# Cutting Down a Fridge/Freezer into a Fermentation Chamber



## EvilTwin (14/8/13)

Hey All,

I've seen some modifications of smaller bar fridges mentioned on here, but I'm sure someone has had a go at what I'm considering. A mate of mine has a smallish fridge he isn't using.

Its a Samsung - http://www.productreview.com.au/p/samsung-sr21nme.html

And I was wondering if there are any pit falls in trying to remove the wall between fridge and freezer, to make one larger chamber for temperature controller fermentation.

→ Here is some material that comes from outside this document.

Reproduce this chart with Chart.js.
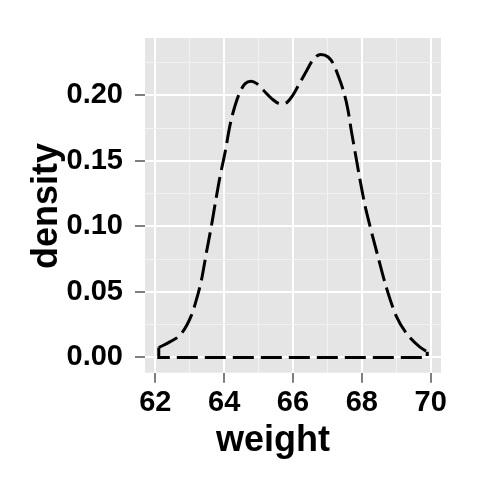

One concern is having two different thermostats but figured I might be okay given I was going to do a STC-1000 controller for cooling and heat ? Also I was a bit unsure if there could be any internal elements I might damage by trying to put the wall out ? I was also thinking I might need to put back a smaller cross bar so the fridge seals worked okay - or maybe keep the existing bar and just cut out the middle?

Anyone tried this at home ? I don't really want shell out any cash unless I know its doable - happy to wait for a better sized (no freezer fridge). 

Cheers,
Craig


----------



## KingKong (14/8/13)

I have read of people putting fans in to keep the air flow between the two and level out the temp. You could set the fans to come on with the STC.


----------